● STATED PROBLEM:
Leaving out every picture, copy the lines of the data exactly, from the first through the line containing "width=436pt, minimum height=112pt]".

● DATA PROVIDED:
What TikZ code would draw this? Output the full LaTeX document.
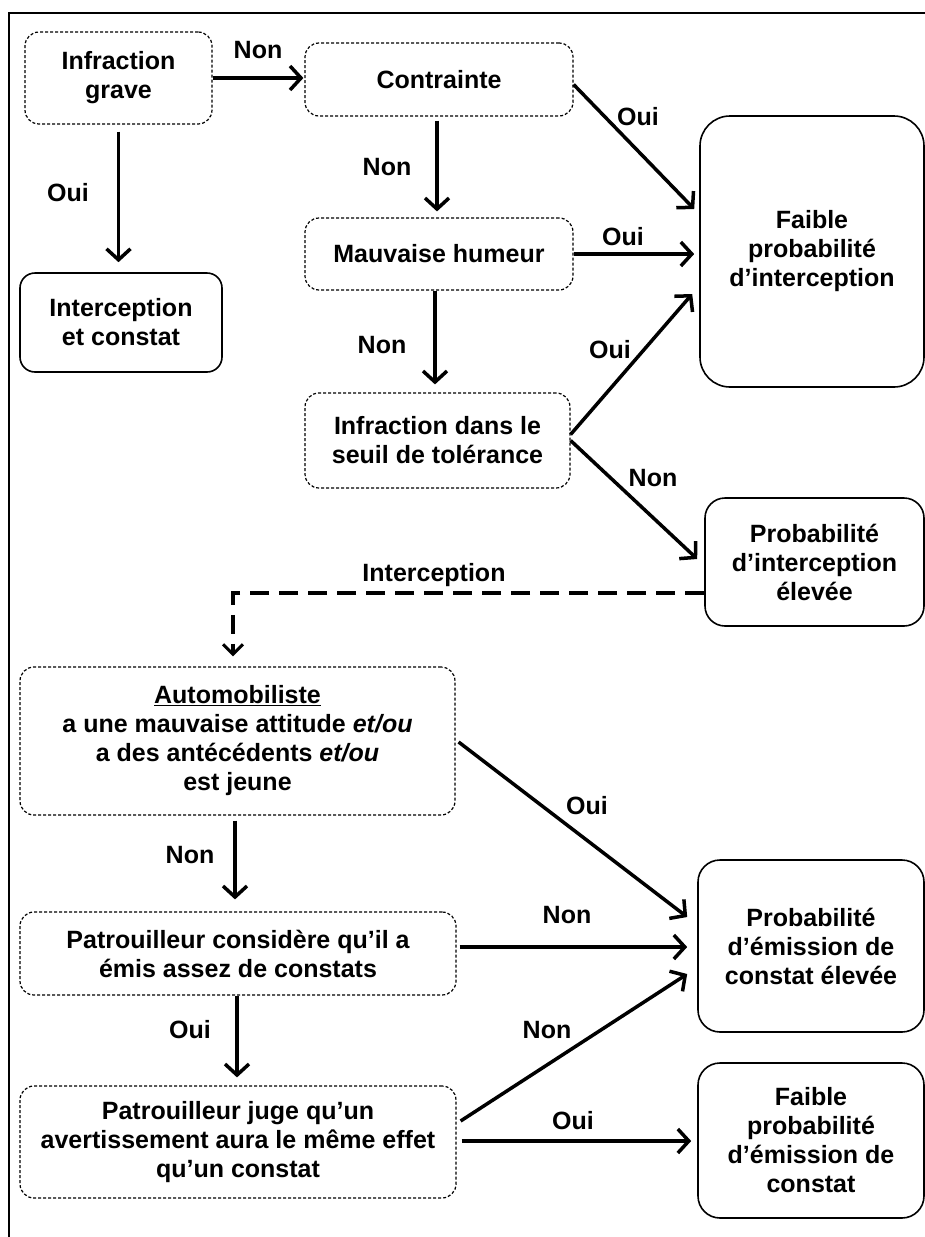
\documentclass[tikz,border=0pt]{standalone}
\usepackage{fontspec}
\setmainfont{Liberation Sans}
\usetikzlibrary{arrows.meta,calc}
\begin{document}
\begin{tikzpicture}[x=1pt,y=-1pt,
  txt/.style={font=\bfseries\fontsize{25}{29}\selectfont, align=center, inner sep=0pt},
  lbl/.style={font=\bfseries\fontsize{25}{29}\selectfont, inner sep=0pt},
  dbox/.style={txt, draw, line width=1.2pt, dash pattern=on 3pt off 2pt, rounded corners=14pt},
  sbox/.style={txt, draw, line width=1.6pt, rounded corners=#1},
  arr/.style={line width=3.5pt, -{Straight Barb[length=11pt,width=24pt]}},
  darr/.style={line width=3.5pt, dash pattern=on 19pt off 10pt, -{Straight Barb[length=10pt,width=20pt,line width=3pt]}}
]
\useasboundingbox (0,0) rectangle (925,1237);
\clip (0,0) rectangle (925,1237);
% outer frame
\draw[line width=2pt] (9,1260) -- (9,13) -- (950,13);

% decision boxes (dashed)
\node[dbox, minimum width=187pt, minimum height=92pt] (A) at (118.5,78) {Infraction\\grave};
\node[dbox, minimum width=268pt, minimum height=73pt] (B) at (439,79.5) {Contrainte};
\node[dbox, minimum width=268pt, minimum height=72pt] (C) at (439,254) {Mauvaise humeur};
\node[dbox, minimum width=265pt, minimum height=95pt] (D) at (437.5,440.5) {Infraction dans le\\seuil de tol\'erance};
\node[dbox, minimum width=435pt, minimum height=148pt] (H) at (237.5,741) {\underline{Automobiliste}\\a une mauvaise attitude \textit{et/ou}\\a des ant\'ec\'edents \textit{et/ou}\\est jeune};
\node[dbox, minimum width=436pt, minimum height=83pt] (I) at (238,953.5) {Patrouilleur consid\`ere qu'il a\\\'emis assez de constats};
\node[dbox, minimum width=436pt, minimum height=112pt] (J) at (238,1142) {Patrouilleur juge qu'un\\avertissement aura le m\^eme effet\\qu'un constat};

% outcome boxes (solid)
\node[sbox=15pt, minimum width=202pt, minimum height=99pt] (E) at (121,322.5) {Interception\\et constat};
\node[sbox=30pt, minimum width=224pt, minimum height=271pt] (F) at (812,251.5) {Faible\\probabilit\'e\\d'interception};
\node[sbox=20pt, minimum width=219pt, minimum height=128pt] (G) at (814.5,562) {Probabilit\'e\\d'interception\\\'elev\'ee};
\node[sbox=22pt, minimum width=226pt, minimum height=172pt] (K) at (811,946) {Probabilit\'e\\d'\'emission de\\constat \'elev\'ee};
\node[sbox=22pt, minimum width=226pt, minimum height=155pt] (L) at (811,1140.5) {Faible\\probabilit\'e\\d'\'emission de\\constat};

% connectors
\draw[arr] (A.east) -- ($(A.east -| B.west)+(-1,0)$);
\draw[arr, shorten <=7pt, shorten >=10pt] (A.south) -- (A.south |- E.north);
\draw[arr, shorten <=4pt, shorten >=6pt] ([xshift=-2pt]B.south) -- ([xshift=-2pt]B.south |- C.north);
\draw[arr, shorten <=0pt, shorten >=8pt] ([xshift=-4pt]C.south) -- ([xshift=-4pt]C.south |- D.north);
\draw[arr] ($(B.east)+(0,5)$) -- ($(F.west)+(-5,-42.5)$);
\draw[arr] (C.east) -- ($(C.east -| F.west)+(-5,0)$);
\draw[arr] ($(D.east)+(0,-6)$) -- ($(F.west)+(-7,42.5)$);
\draw[arr] (D.east) -- ($(G.west)+(-7,-3)$);
\draw[darr] ($(G.west)+(0,31)$) -| ($(H.north)+(-4.5,-10)$);
\draw[arr, shorten <=5pt, shorten >=12pt] ([xshift=-2.5pt]H.south) -- ([xshift=-2.5pt]H.south |- I.north);
\draw[arr, shorten >=8pt] ([xshift=-1pt]I.south) -- ([xshift=-1pt]I.south |- J.north);
\draw[arr] ($(H.east)+(3,1)$) -- ($(K.west)+(-10,-29)$);
\draw[arr] ($(I.east)+(3,-6.5)$) -- ($(K.west)+(-10,1)$);
\draw[arr] ($(J.east)+(4,-21)$) -- ($(K.west)+(-10,28)$);
\draw[arr] ($(J.east)+(5,-1)$) -- ($(L.west)+(-6,0.5)$);

% labels
\node[lbl] (l1) at (258,50) {Non};
\node[lbl] (l2) at (68,193) {Oui};
\node[lbl] (l3) at (387,167) {Non};
\node[lbl] (l4) at (382,345) {Non};
\node[lbl] (l5) at (638,117) {Oui};
\node[lbl] (l6) at (623,237) {Oui};
\node[lbl] (l7) at (610,350) {Oui};
\node[lbl] (l8) at (653,478) {Non};
\node[lbl] (l9) at (434,575) {Interception};
\node[lbl] (l10) at (190,855) {Non};
\node[lbl] (l11) at (190,1030) {Oui};
\node[lbl] (l12) at (587,806) {Oui};
\node[lbl] (l13) at (567,915) {Non};
\node[lbl] (l14) at (547,1030) {Non};
\node[lbl] (l15) at (573,1121) {Oui};
\end{tikzpicture}
\end{document}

● TASK RESULT:
What TikZ code would draw this? Output the full LaTeX document.
\documentclass[tikz,border=0pt]{standalone}
\usepackage{fontspec}
\setmainfont{Liberation Sans}
\usetikzlibrary{arrows.meta,calc}
\begin{document}
\begin{tikzpicture}[x=1pt,y=-1pt,
  txt/.style={font=\bfseries\fontsize{25}{29}\selectfont, align=center, inner sep=0pt},
  lbl/.style={font=\bfseries\fontsize{25}{29}\selectfont, inner sep=0pt},
  dbox/.style={txt, draw, line width=1.2pt, dash pattern=on 3pt off 2pt, rounded corners=14pt},
  sbox/.style={txt, draw, line width=1.6pt, rounded corners=#1},
  arr/.style={line width=3.5pt, -{Straight Barb[length=11pt,width=24pt]}},
  darr/.style={line width=3.5pt, dash pattern=on 19pt off 10pt, -{Straight Barb[length=10pt,width=20pt,line width=3pt]}}
]
\useasboundingbox (0,0) rectangle (925,1237);
\clip (0,0) rectangle (925,1237);
% outer frame
\draw[line width=2pt] (9,1260) -- (9,13) -- (950,13);

% decision boxes (dashed)
\node[dbox, minimum width=187pt, minimum height=92pt] (A) at (118.5,78) {Infraction\\grave};
\node[dbox, minimum width=268pt, minimum height=73pt] (B) at (439,79.5) {Contrainte};
\node[dbox, minimum width=268pt, minimum height=72pt] (C) at (439,254) {Mauvaise humeur};
\node[dbox, minimum width=265pt, minimum height=95pt] (D) at (437.5,440.5) {Infraction dans le\\seuil de tol\'erance};
\node[dbox, minimum width=435pt, minimum height=148pt] (H) at (237.5,741) {\underline{Automobiliste}\\a une mauvaise attitude \textit{et/ou}\\a des ant\'ec\'edents \textit{et/ou}\\est jeune};
\node[dbox, minimum width=436pt, minimum height=83pt] (I) at (238,953.5) {Patrouilleur consid\`ere qu'il a\\\'emis assez de constats};
\node[dbox, minimum width=436pt, minimum height=112pt] (J) at (238,1142) {Patrouilleur juge qu'un\\avertissement aura le m\^eme effet\\qu'un constat};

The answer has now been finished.